(Do this)
Take the lines from the top down to and including the one with "import * as" and repeat them exactly. Omit images.

(Data provided)
....

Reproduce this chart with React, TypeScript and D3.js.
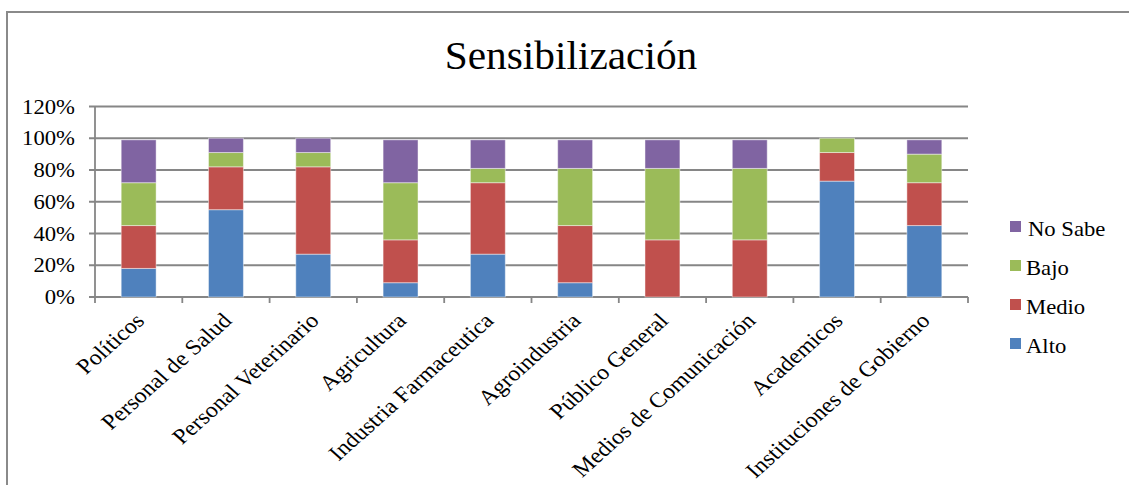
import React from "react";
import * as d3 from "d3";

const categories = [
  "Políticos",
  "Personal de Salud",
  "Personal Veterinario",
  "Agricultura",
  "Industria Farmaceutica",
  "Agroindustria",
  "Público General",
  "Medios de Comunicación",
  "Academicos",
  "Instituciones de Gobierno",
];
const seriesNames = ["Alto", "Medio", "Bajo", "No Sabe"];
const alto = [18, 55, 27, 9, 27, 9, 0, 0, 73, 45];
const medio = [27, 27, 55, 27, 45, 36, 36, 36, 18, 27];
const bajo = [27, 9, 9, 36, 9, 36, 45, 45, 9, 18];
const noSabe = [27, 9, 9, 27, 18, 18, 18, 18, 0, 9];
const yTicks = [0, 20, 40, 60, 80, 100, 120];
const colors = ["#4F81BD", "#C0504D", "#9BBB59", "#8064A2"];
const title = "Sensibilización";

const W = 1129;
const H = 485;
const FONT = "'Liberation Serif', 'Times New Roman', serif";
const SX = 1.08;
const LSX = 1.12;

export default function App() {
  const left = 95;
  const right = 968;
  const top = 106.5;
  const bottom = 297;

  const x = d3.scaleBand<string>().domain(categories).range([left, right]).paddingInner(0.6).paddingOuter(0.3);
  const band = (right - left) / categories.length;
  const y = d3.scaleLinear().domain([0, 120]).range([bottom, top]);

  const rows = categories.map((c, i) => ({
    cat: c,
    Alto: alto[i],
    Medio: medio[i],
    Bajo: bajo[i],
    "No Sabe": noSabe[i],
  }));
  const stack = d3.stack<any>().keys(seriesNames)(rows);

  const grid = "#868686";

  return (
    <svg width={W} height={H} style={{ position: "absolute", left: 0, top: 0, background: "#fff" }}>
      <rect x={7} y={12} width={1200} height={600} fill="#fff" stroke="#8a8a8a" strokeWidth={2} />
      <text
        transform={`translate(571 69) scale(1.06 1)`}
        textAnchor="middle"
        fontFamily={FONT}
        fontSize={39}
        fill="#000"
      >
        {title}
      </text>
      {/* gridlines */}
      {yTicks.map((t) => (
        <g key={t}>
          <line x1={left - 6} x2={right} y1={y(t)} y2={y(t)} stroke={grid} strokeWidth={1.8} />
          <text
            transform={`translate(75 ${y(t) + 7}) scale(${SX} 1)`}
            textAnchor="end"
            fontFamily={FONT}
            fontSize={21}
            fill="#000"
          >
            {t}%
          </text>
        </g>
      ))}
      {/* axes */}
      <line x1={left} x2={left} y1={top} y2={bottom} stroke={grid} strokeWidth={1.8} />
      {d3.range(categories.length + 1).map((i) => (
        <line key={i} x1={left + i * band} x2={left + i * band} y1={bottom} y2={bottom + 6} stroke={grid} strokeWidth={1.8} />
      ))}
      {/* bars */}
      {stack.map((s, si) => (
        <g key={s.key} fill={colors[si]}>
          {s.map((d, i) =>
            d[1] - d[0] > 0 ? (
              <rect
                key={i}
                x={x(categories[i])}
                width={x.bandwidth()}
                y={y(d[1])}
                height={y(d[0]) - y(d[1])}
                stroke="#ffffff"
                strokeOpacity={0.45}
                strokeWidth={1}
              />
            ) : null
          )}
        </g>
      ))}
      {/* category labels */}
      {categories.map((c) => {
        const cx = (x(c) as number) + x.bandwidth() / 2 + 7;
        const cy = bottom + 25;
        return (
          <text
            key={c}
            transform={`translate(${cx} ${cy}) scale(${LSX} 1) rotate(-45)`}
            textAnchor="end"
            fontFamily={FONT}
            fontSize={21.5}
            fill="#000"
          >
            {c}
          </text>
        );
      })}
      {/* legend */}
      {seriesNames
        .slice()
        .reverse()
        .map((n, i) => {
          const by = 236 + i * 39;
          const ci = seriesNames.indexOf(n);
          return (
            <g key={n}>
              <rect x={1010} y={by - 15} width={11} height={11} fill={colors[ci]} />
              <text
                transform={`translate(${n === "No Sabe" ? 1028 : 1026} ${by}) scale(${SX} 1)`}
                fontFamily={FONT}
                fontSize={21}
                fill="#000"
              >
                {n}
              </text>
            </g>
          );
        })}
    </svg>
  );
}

....

(Response to this task)
Reproduce this chart with React, TypeScript and D3.js.
import React from "react";
import * as d3 from "d3";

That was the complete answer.